# Como se miden los Capacitores?



## leop4 (Dic 15, 2007)

hola a todos ayer buscando un interruptor encontre millones de capacitores ceramicos pero no se de cuanto son,uno dice 104 otro 103,102,101,100 o 470k o 00.22k que es eso, si no son resistencias. son capacitores ceramicos aca encontre esto http://www.cienciasmisticas.com.ar/electronica/laboratorio/pcomponentes/index.php  pero me quedo una duda   que es V1 y V2.. aparte para medir los cap electroliticos con el tester analogico donde se coloca el selector del tester ...mmm :x      :x


----------



## mabauti (Dic 15, 2007)

ahi te va un link:
http://www.conexionelectronica.com/content/view/23/29/


----------



## leop4 (Dic 15, 2007)

ok gracias mabauti!


----------



## leop4 (Dic 16, 2007)

otra cosa es el mismo sistema para los de poliester?


----------



## JV (Dic 16, 2007)

Asi es, el codigo es el mismo para ceramicos, multicapa o poliester.

Saludos..


----------



## leop4 (Dic 16, 2007)

ok gracias


----------



## Sergio Flores (Dic 24, 2007)

Busca en internet un programa que interprete esos códigos. Aquí hay varios:
http://www.pablin.com.ar/electron/download/index.htm
Sin embargo hay varios que te pueden servir. busca en google.


----------



## ciri (Dic 25, 2007)

mm.. Algo así..

Li-ion: creo que están pidiendo a gritos el tuto de capacitores del que te hablaba..


----------



## leop4 (Dic 25, 2007)

eso era lo que buscaba gracias ciri ..


----------



## ciri (Dic 26, 2007)

De nada lo tenia ahí, el otro día o encontré sumergido en mi PC..


----------



## anthony123 (Dic 26, 2007)

Tdo cibernauta tiene un mar de archivos utiles que no se consigue cuando se necesitan


----------



## ciri (Dic 27, 2007)

jaja.. sisi.. tengo como una base de datos propia casi.. jaja voy guardando todos los data sheet y toda la información, que uso...


----------



## anthony123 (Dic 27, 2007)

Lo mismo pasa conmigo, pero el problema es que ponen lenta la compu y prefiero quemarlos en un CD, cumpliendo con las reglas de la BBB: Bueno, Bonito y Barato


----------



## ciri (Dic 27, 2007)

anthony123 dijo:
			
		

> Lo mismo pasa conmigo, pero el problema es que ponen lenta la compu y prefiero quemarlos en un CD, cumpliendo con las reglas de la BBB: Bueno, Bonito y Barato



Si es una buena solución, pero los CD, los apilo y nunca los vuelvo a mirar, tengo uno solo lleno de programas de todo tipo y color, que muy cada tanto me acuerdo que está..
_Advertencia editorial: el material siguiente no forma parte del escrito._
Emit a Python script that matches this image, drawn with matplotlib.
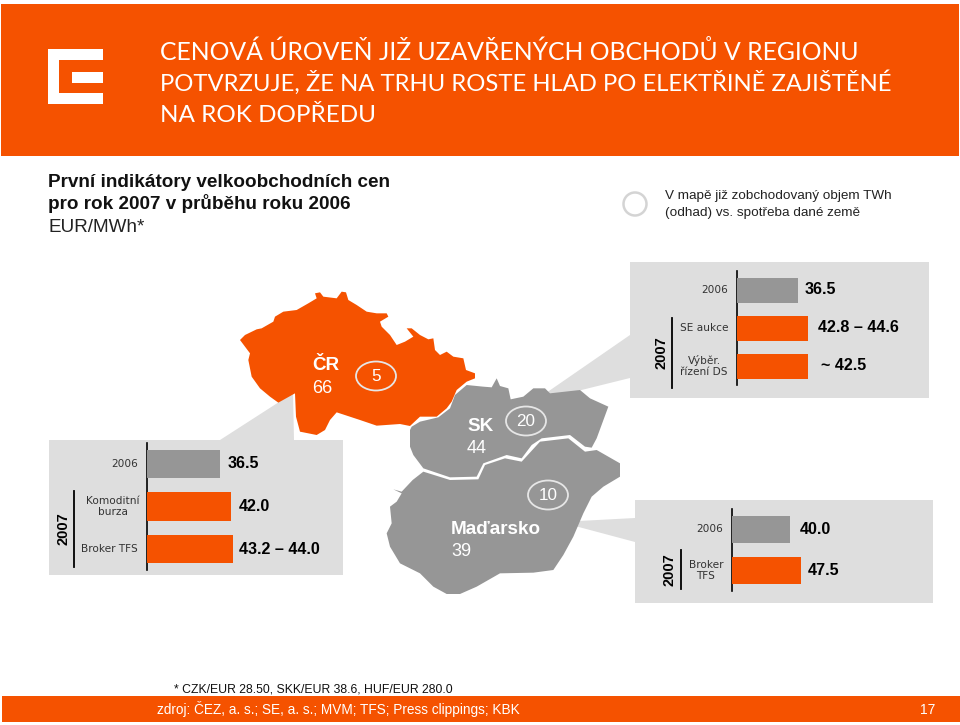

Y no se porqué pero los CD quemados les tengo miedo de que mueran, prefiero los discos, por eso cada vez me compro más grandes..

pero últimamente a varios conocidos les están muriendo los discos.. así que ya me esta matando el miedo de perder todo... no se para donde escapar..


----------



## jcea (Dic 29, 2007)

ciri dijo:
			
		

> anthony123 dijo:
> 
> 
> 
> ...



Ciri, echa un vistazo a "dvdisaster".


----------



## ciri (Dic 29, 2007)

Muy bueno la verdad....

Pero, ahí mismo dice, "magia no hace".. minimizamos los problemas, pero no los terminamos..jaja..

igual. gracias.. está muy bien... voy a probar..


----------